The news starts to drop in, some of it old, all of it new for us. The first story is the good story: Dell are telling people outright Windows is a Piece of Shit™. Small steps but finally an official word. First Google, then several EU governments, now the OEMs.

Grand. Small steps, such small steps, but still and all.

Rick Falkvinge (pronounced 'fahlk-vingkeh' - it means 'falcon wing') has a comment on a really scary breaking story: anonymous tipsters aren't anonymous anymore.

http://rickfalkvinge.se/2010/06/14/varfor-ska-vi-ha-anoymitet/

Anonymity is something that's taken perhaps half a century to build up in Sweden. Reporters don't have the right to protect their sources - they have the duty. And trying to uncover protected sources is a crime.

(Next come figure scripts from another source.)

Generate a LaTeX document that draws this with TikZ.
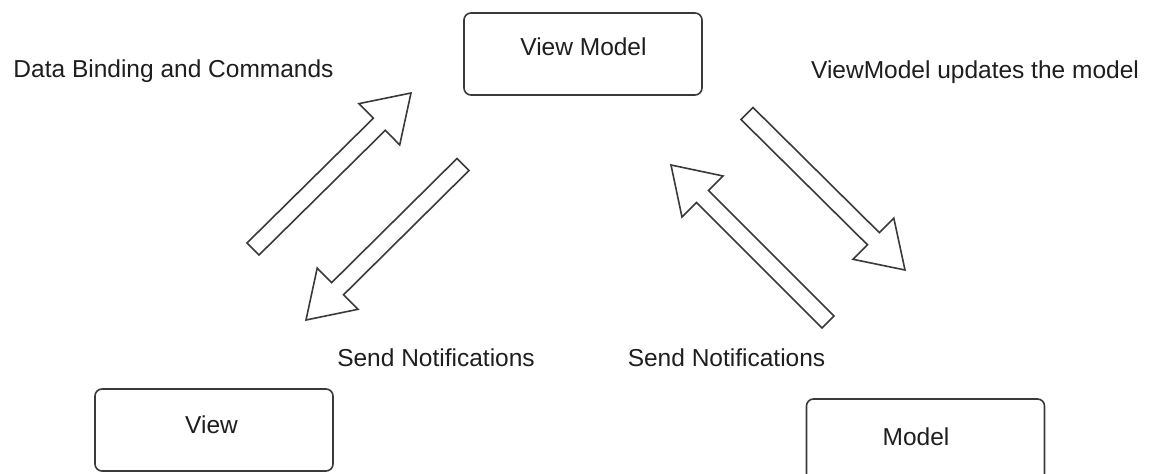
\documentclass[tikz,border=0pt]{standalone}
\usepackage{fontspec}
\setmainfont{Liberation Sans}
\usetikzlibrary{calc}
\definecolor{linegray}{HTML}{3A3A3A}
\definecolor{txtgray}{HTML}{1E1E1E}
\tikzset{
  boxnode/.style={draw=linegray, line width=1.6pt, rounded corners=7pt, minimum width=238pt, minimum height=82pt, inner sep=0pt},
  txt/.style={text=txtgray, font=\fontsize{24.5}{29}\selectfont, inner sep=0pt, anchor=base},
  arrowline/.style={draw=linegray, line width=1.6pt, line join=miter, fill=white}
}
\newcommand\blockarr[2]{%
  \draw[arrowline]
    ($(#1)!8.5pt!-90:(#2)$) --
    ($(#2)!44.5pt!(#1)!8.5pt!-90:(#2)$) --
    ($(#2)!44.5pt!(#1)!29pt!-90:(#2)$) --
    (#2) --
    ($(#2)!44.5pt!(#1)!29pt!90:(#2)$) --
    ($(#2)!44.5pt!(#1)!8.5pt!90:(#2)$) --
    ($(#1)!8.5pt!90:(#2)$) -- cycle;}
\begin{document}
\begin{tikzpicture}[x=1pt,y=1pt]
\useasboundingbox (0,0) rectangle (1149,-474);
\clip (0,0) rectangle (1149,-474);
\fill[white] (0,0) rectangle (1149,-474);
% boxes
\node[boxnode] (vm) at (583,-54) {};
\node[boxnode] (view) at (214,-430) {};
\node[boxnode] (model) at (925.5,-440) {};
% box texts
\node[txt] (vmt) at (583.5,-55) {View Model};
\node[txt] (viewt) at (211.5,-433) {View};
\node[txt] (modelt) at (916,-445) {Model};
% labels
\node[txt] (dbc) at (173.5,-77) {Data Binding and Commands};
\node[txt] (vmu) at (975,-78) {ViewModel updates the model};
\node[txt] (sn1) at (436,-366) {Send Notifications};
\node[txt] (sn2) at (726.5,-366) {Send Notifications};
% arrow ends
\coordinate (a1s) at (253,-249);   \coordinate (a1e) at (411,-93);
\coordinate (a2s) at (463,-164.5); \coordinate (a2e) at (306,-320);
\coordinate (a3s) at (747,-113.5); \coordinate (a3e) at (905,-270);
\coordinate (a4s) at (828,-322);   \coordinate (a4e) at (671,-165);
\blockarr{a1s}{a1e}
\blockarr{a2s}{a2e}
\blockarr{a3s}{a3e}
\blockarr{a4s}{a4e}
\end{tikzpicture}
\end{document}
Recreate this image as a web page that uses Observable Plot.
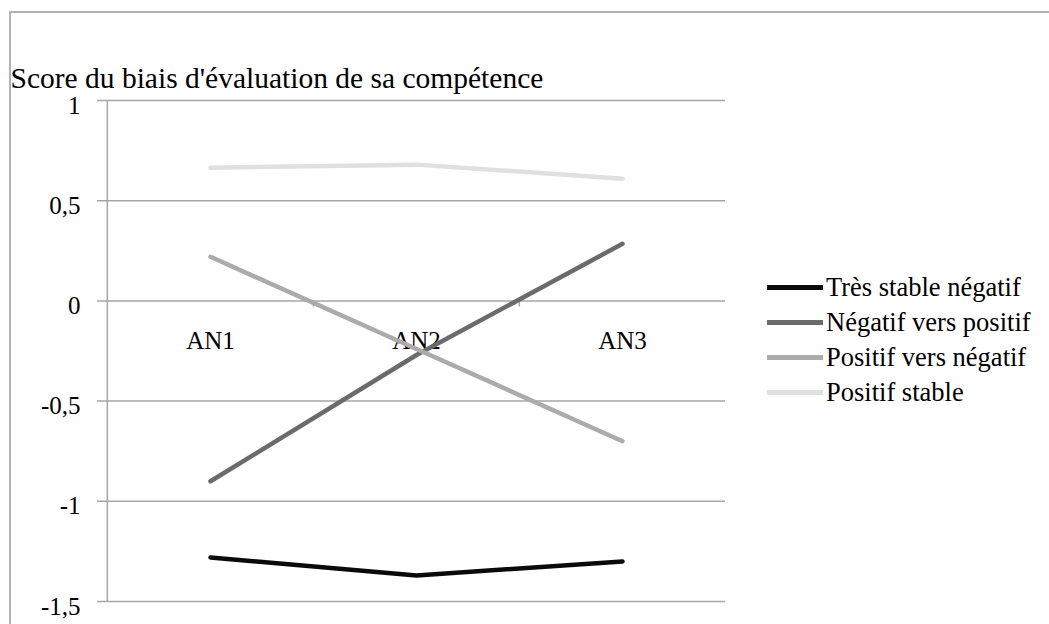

Then the police came along and sued the emergency services for withholding the identity of a tipster who warned of a (double) homicide a week before it happened. The police didn't act on the tip at the time but afterwards were understandably in a panic. The ES refused to divulge anything, so the police took them to court. The ES lost the appeal and then decided to not take it any further.

Then Cory Doctorow highlights a speech by Fran Nevrkla of the UK's Phonographic Performance who somewhat jokingly suggests reintroducing capital punishment to fight file sharers.

Thank you, David, and thank you for putting some of those pirates behind bars. I know that regrettably capital punishment was abolished in this country some 50 years ago, sad it is, but a few years in jail is probably pretty OK.

Nevrkla fells another gem in the same boring speech which reminded several of KW Jeter.

Let's not allow science and technology to take over. Because it is music that is so essential to our world and that drives our industry further forward.

From there things moved to leaked documents from the British IP lobby about how they planned on screwing over the parliament to force through their digital rights bill with little or no scrutiny. And from there things moved to the colossally 'shake your head' story about France, Carla Bruni and her dwarf, the great programmers at multinational telco Orange, and yet more attacks on our self-evident human rights.

And suddenly it was time for dinner. And as the crew began filing out of the work room and past the half-sleeping telly in the corner, the stifled audio became clearer. Ad break: Peter Coyote's gravelly voice was replaced by a more palatable and sophisticated British one, 'crazy' was replaced by 'amazing', but otherwise the same universal message.

'The iPad is a revolution.'

What? Hello? WHAT? Here we have a world falling apart all around us, with nightmare scenarios even George Orwell couldn't dream up, attacks on all fronts, the minimal balustrades literally crumbling - and you want to sell us a revolution? A revolution of a bunch of electronic gadgets?

The papier mâché revolutionary won't ever venture much beyond those black borders.